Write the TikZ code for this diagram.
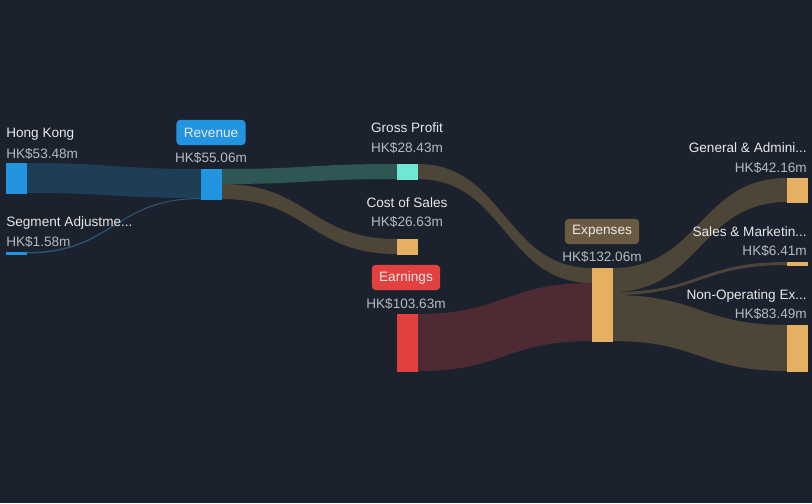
\documentclass[tikz,border=0pt]{standalone}
\usepackage{fontspec}
\setmainfont{Liberation Sans}
\usetikzlibrary{calc}
\definecolor{bg}{HTML}{1B222D}
\definecolor{revblue}{HTML}{2394DF}
\definecolor{hkflow}{HTML}{1E3E58}
\definecolor{segflow}{HTML}{2B5678}
\definecolor{gpteal}{HTML}{6EE8D5}
\definecolor{gpflow}{HTML}{2D5655}
\definecolor{expgold}{HTML}{E5B061}
\definecolor{expflow}{HTML}{4D4538}
\definecolor{earnred}{HTML}{E34040}
\definecolor{earnflow}{HTML}{4E2A33}
\definecolor{exppill}{HTML}{6B5A42}
\definecolor{labelc}{HTML}{E8E8E8}
\definecolor{valuec}{HTML}{B6BAC0}
\tikzset{
  bar/.style={rectangle, inner sep=0, minimum width=15pt, anchor=north west, fill=#1},
  tall/.style={minimum height=#1*0.75pt},
  lbl/.style={inner sep=0, text=labelc, font=\fontsize{10.2}{12}\selectfont},
  val/.style={inner sep=0, text=valuec, font=\fontsize{10.2}{12}\selectfont},
  pill/.style={fill=#1, rounded corners=3pt, inner xsep=5.5pt, minimum height=19pt,
    text=labelc, font=\fontsize{10.2}{12}\selectfont}
}
% band between two bars: from, top, bottom (px below top), to, top, bottom, colour
\newcommand{\band}[7]{%
  \fill[#7] let \p1=(#1.north east), \p2=(#4.north west), \n1={(\x1+\x2)/2} in
    (\x1,\y1-#2*0.75pt) .. controls (\n1,\y1-#2*0.75pt) and (\n1,\y2-#5*0.75pt) .. (\x2,\y2-#5*0.75pt)
    -- (\x2,\y2-#6*0.75pt) .. controls (\n1,\y2-#6*0.75pt) and (\n1,\y1-#3*0.75pt) .. (\x1,\y1-#3*0.75pt)
    -- cycle;}
\begin{document}
\begin{tikzpicture}[x=0.75pt, y=-0.75pt]
  \fill[bg] (0,0) rectangle (812,503);
  \useasboundingbox (0,0) rectangle (812,503);

  % bars
  \node[bar=revblue, tall=30] at (6,163) (hk) {};
  \node[bar=revblue, tall=2] at (6,252) (seg) {};
  \node[bar=revblue, tall=30] at (201,169) (rev) {};
  \node[bar=gpteal, tall=15] at (397,164) (gp) {};
  \node[bar=expgold, tall=15] at (397,239) (cos) {};
  \node[bar=earnred, tall=57] at (397,314) (earn) {};
  \node[bar=expgold, tall=73] at (592,268) (exp) {};
  \node[bar=expgold, tall=24] at (787,178) (gen) {};
  \node[bar=expgold, tall=3] at (787,262) (sal) {};
  \node[bar=expgold, tall=46] at (787,325) (nop) {};

  % flows
  \band{hk}{0}{30}{rev}{0}{29}{hkflow}
  \band{seg}{0}{1.5}{rev}{29}{30}{segflow}
  \band{rev}{0}{15}{gp}{0}{15}{gpflow}
  \band{rev}{15}{30}{cos}{0}{15}{expflow}
  \band{gp}{0}{15}{exp}{0}{15}{expflow}
  \band{earn}{0}{57}{exp}{15}{73}{earnflow}
  \band{exp}{0}{24}{gen}{0}{24}{expflow}
  \band{exp}{24}{27}{sal}{0}{3}{expflow}
  \band{exp}{27}{73}{nop}{0}{46}{expflow}

  % redraw bars on top of the flows
  \foreach \b/\c in {hk/revblue, seg/revblue, rev/revblue, gp/gpteal, cos/expgold,
      earn/earnred, exp/expgold, gen/expgold, sal/expgold, nop/expgold}
    \fill[\c] (\b.north west) rectangle (\b.south east);

  % labels
  \node[lbl, anchor=west] at (6,134) (hkL) {Hong Kong};
  \node[val, anchor=west] at (6,154) (hkV) {HK\$53.48m};
  \node[lbl, anchor=west] at (6,223) (segL) {Segment Adjustme...};
  \node[val, anchor=west] at (6,242) (segV) {HK\$1.58m};
  \node[pill=revblue] at (211,132.5) (revL) {Revenue};
  \node[val] at (211,158) (revV) {HK\$55.06m};
  \node[lbl] at (407,128) (gpL) {Gross Profit};
  \node[val] at (407,148) (gpV) {HK\$28.43m};
  \node[lbl] at (407,203) (cosL) {Cost of Sales};
  \node[val] at (407,222) (cosV) {HK\$26.63m};
  \node[pill=earnred] at (406,277.5) (earnL) {Earnings};
  \node[val] at (406,304) (earnV) {HK\$103.63m};
  \node[pill=exppill] at (602,231.5) (expL) {Expenses};
  \node[val] at (602,257) (expV) {HK\$132.06m};
  \node[lbl, anchor=east] at (807,148) (genL) {General \& Admini...};
  \node[val, anchor=east] at (807,168) (genV) {HK\$42.16m};
  \node[lbl, anchor=east] at (807,232) (salL) {Sales \& Marketin...};
  \node[val, anchor=east] at (807,251) (salV) {HK\$6.41m};
  \node[lbl, anchor=east] at (807,296) (nopL) {Non-Operating Ex...};
  \node[val, anchor=east] at (807,314) (nopV) {HK\$83.49m};
\end{tikzpicture}
\end{document}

++++

» **WHAT THE EXERCISE ASKS**
Repeat the material above in full and exactly, apart from the pictures.

» **CORRECT ANSWER**
Write the TikZ code for this diagram.
\documentclass[tikz,border=0pt]{standalone}
\usepackage{fontspec}
\setmainfont{Liberation Sans}
\usetikzlibrary{calc}
\definecolor{bg}{HTML}{1B222D}
\definecolor{revblue}{HTML}{2394DF}
\definecolor{hkflow}{HTML}{1E3E58}
\definecolor{segflow}{HTML}{2B5678}
\definecolor{gpteal}{HTML}{6EE8D5}
\definecolor{gpflow}{HTML}{2D5655}
\definecolor{expgold}{HTML}{E5B061}
\definecolor{expflow}{HTML}{4D4538}
\definecolor{earnred}{HTML}{E34040}
\definecolor{earnflow}{HTML}{4E2A33}
\definecolor{exppill}{HTML}{6B5A42}
\definecolor{labelc}{HTML}{E8E8E8}
\definecolor{valuec}{HTML}{B6BAC0}
\tikzset{
  bar/.style={rectangle, inner sep=0, minimum width=15pt, anchor=north west, fill=#1},
  tall/.style={minimum height=#1*0.75pt},
  lbl/.style={inner sep=0, text=labelc, font=\fontsize{10.2}{12}\selectfont},
  val/.style={inner sep=0, text=valuec, font=\fontsize{10.2}{12}\selectfont},
  pill/.style={fill=#1, rounded corners=3pt, inner xsep=5.5pt, minimum height=19pt,
    text=labelc, font=\fontsize{10.2}{12}\selectfont}
}
% band between two bars: from, top, bottom (px below top), to, top, bottom, colour
\newcommand{\band}[7]{%
  \fill[#7] let \p1=(#1.north east), \p2=(#4.north west), \n1={(\x1+\x2)/2} in
    (\x1,\y1-#2*0.75pt) .. controls (\n1,\y1-#2*0.75pt) and (\n1,\y2-#5*0.75pt) .. (\x2,\y2-#5*0.75pt)
    -- (\x2,\y2-#6*0.75pt) .. controls (\n1,\y2-#6*0.75pt) and (\n1,\y1-#3*0.75pt) .. (\x1,\y1-#3*0.75pt)
    -- cycle;}
\begin{document}
\begin{tikzpicture}[x=0.75pt, y=-0.75pt]
  \fill[bg] (0,0) rectangle (812,503);
  \useasboundingbox (0,0) rectangle (812,503);

  % bars
  \node[bar=revblue, tall=30] at (6,163) (hk) {};
  \node[bar=revblue, tall=2] at (6,252) (seg) {};
  \node[bar=revblue, tall=30] at (201,169) (rev) {};
  \node[bar=gpteal, tall=15] at (397,164) (gp) {};
  \node[bar=expgold, tall=15] at (397,239) (cos) {};
  \node[bar=earnred, tall=57] at (397,314) (earn) {};
  \node[bar=expgold, tall=73] at (592,268) (exp) {};
  \node[bar=expgold, tall=24] at (787,178) (gen) {};
  \node[bar=expgold, tall=3] at (787,262) (sal) {};
  \node[bar=expgold, tall=46] at (787,325) (nop) {};

  % flows
  \band{hk}{0}{30}{rev}{0}{29}{hkflow}
  \band{seg}{0}{1.5}{rev}{29}{30}{segflow}
  \band{rev}{0}{15}{gp}{0}{15}{gpflow}
  \band{rev}{15}{30}{cos}{0}{15}{expflow}
  \band{gp}{0}{15}{exp}{0}{15}{expflow}
  \band{earn}{0}{57}{exp}{15}{73}{earnflow}
  \band{exp}{0}{24}{gen}{0}{24}{expflow}
  \band{exp}{24}{27}{sal}{0}{3}{expflow}
  \band{exp}{27}{73}{nop}{0}{46}{expflow}

  % redraw bars on top of the flows
  \foreach \b/\c in {hk/revblue, seg/revblue, rev/revblue, gp/gpteal, cos/expgold,
      earn/earnred, exp/expgold, gen/expgold, sal/expgold, nop/expgold}
    \fill[\c] (\b.north west) rectangle (\b.south east);

  % labels
  \node[lbl, anchor=west] at (6,134) (hkL) {Hong Kong};
  \node[val, anchor=west] at (6,154) (hkV) {HK\$53.48m};
  \node[lbl, anchor=west] at (6,223) (segL) {Segment Adjustme...};
  \node[val, anchor=west] at (6,242) (segV) {HK\$1.58m};
  \node[pill=revblue] at (211,132.5) (revL) {Revenue};
  \node[val] at (211,158) (revV) {HK\$55.06m};
  \node[lbl] at (407,128) (gpL) {Gross Profit};
  \node[val] at (407,148) (gpV) {HK\$28.43m};
  \node[lbl] at (407,203) (cosL) {Cost of Sales};
  \node[val] at (407,222) (cosV) {HK\$26.63m};
  \node[pill=earnred] at (406,277.5) (earnL) {Earnings};
  \node[val] at (406,304) (earnV) {HK\$103.63m};
  \node[pill=exppill] at (602,231.5) (expL) {Expenses};
  \node[val] at (602,257) (expV) {HK\$132.06m};
  \node[lbl, anchor=east] at (807,148) (genL) {General \& Admini...};
  \node[val, anchor=east] at (807,168) (genV) {HK\$42.16m};
  \node[lbl, anchor=east] at (807,232) (salL) {Sales \& Marketin...};
  \node[val, anchor=east] at (807,251) (salV) {HK\$6.41m};
  \node[lbl, anchor=east] at (807,296) (nopL) {Non-Operating Ex...};
  \node[val, anchor=east] at (807,314) (nopV) {HK\$83.49m};
\end{tikzpicture}
\end{document}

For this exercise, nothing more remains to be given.